8. Classify each of the statements in Table 2-2 as positive, normative, or ambiguous. Explain.
9. If you were president, would you be more interested in your economic advisers' positive views or their normative views? Why?
10. The Economic Report of the President contains statistical information about the economy as well as the Council of Economic Advisers' analysis of current policy issues. Find a recent copy of this annual report at your library and read a chapter about an issue that interests you. Summarize the economic problem at hand and describe the council's recommended policy.
11. Who is the current chairman of the Federal Reserve? Who is the current chair of the Council of Economic Advisers? Who is the current secretary of the treasury?
12. Look up one of the Web sites listed in Table 2-1. What recent economic trends or issues are addressed there?
13. Would you expect economists to disagree less about public policy as time goes on? Why or why not? Can their differences be completely eliminated? Why or why not?
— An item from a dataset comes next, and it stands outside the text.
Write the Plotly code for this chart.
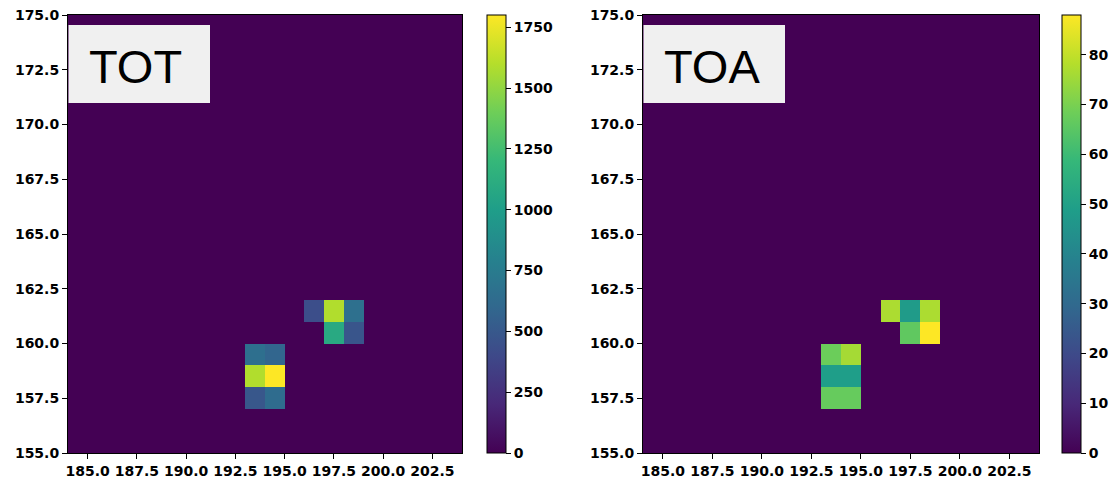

APPENDIX GRAPHING: A BRIEF REVIEW
Many of the concepts that economists study can be expressed with numbers—the price of bananas, the quantity of bananas sold, the cost of growing bananas, and so on. Often these economic variables are related to one another. When the price of bananas rises, people buy fewer bananas. One way of expressing the relationships among variables is with graphs.
Graphs serve two purposes. First, when developing economic theories, graphs offer a way to visually express ideas that might be less clear if described with equations or words. Second, when analyzing economic data, graphs provide a way of finding how variables are in fact related in the world. Whether we are working with theory or with data, graphs provide a lens through which a recognizable forest emerges from a multitude of trees.
Numerical information can be expressed graphically in many ways, just as a thought can be expressed in words in many ways. A good writer chooses words that will make an argument clear, a description pleasing, or a scene dramatic. An effective economist chooses the type of graph that best suits the purpose at hand.
In this appendix we discuss how economists use graphs to study the mathematical relationships among variables. We also discuss some of the pitfalls that can arise in the use of graphical methods.